There were few other signs of human presence, save for a few footprints. Litter was at a minimum, except for a suspiciously high number of Corona beer caps and what apparently was the accidental losses of children’s toys. Several dozen yellow roses had drifted ashore, the result perhaps of a heartfelt memorial? But the appalling prevalence of bonfire detritis among the sea grass and shells left us saddened, upset that beachgoers would leave such messes behind and profoundly disappointed in the town officials who let this happen. It is much the same at the town’s other popular beaches.
Gripped by a nostalgia for decades gone by, those responsible for setting policy have blinded themselves to the reality of the present age. We wonder if the members of the East Hampton Town Trustees may not walk these same shores themselves. And the town board — we cannot believe that these unbroken rills of charred wood are how its members want to present our most-cherished asset to residents and visitors.
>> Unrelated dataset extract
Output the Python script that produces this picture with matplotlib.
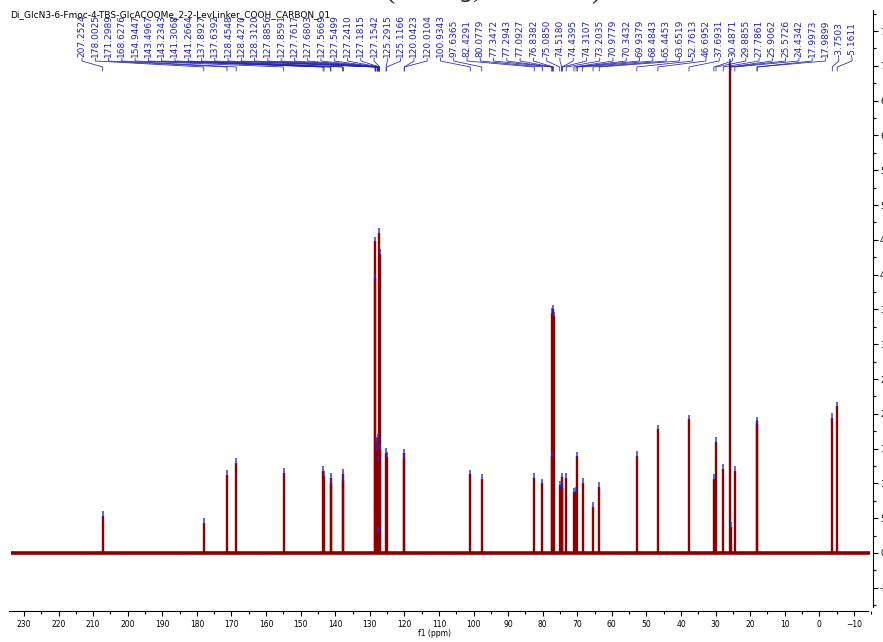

We doubt they need to be really afraid of a bonfire-loving backlash at the November polls. So why the inaction?
Clearly, it is unpractical to ask town employees to enforce the existing no-burying regulation or make sure that the remains of fires are dug up the morning after. More must be done. For guidance, town officials need look no farther than East Hampton Village and the Town of Southampton, which have both in recent years instituted rules that all fires have to be within metal containers. These beaches are cleaner as a direct result.
It is completely unacceptable for beaches to be so mistreated and for a winter’s walk to be so disheartening. The trustees and town board need to recognize that times have changed and to work on new rules that take into account the much more intensive uses to which our public lands are subjected. There may still be a few places where uncontained bonfires are appropriate, but East Hampton Town’s most popular ocean and bay beaches are not among them.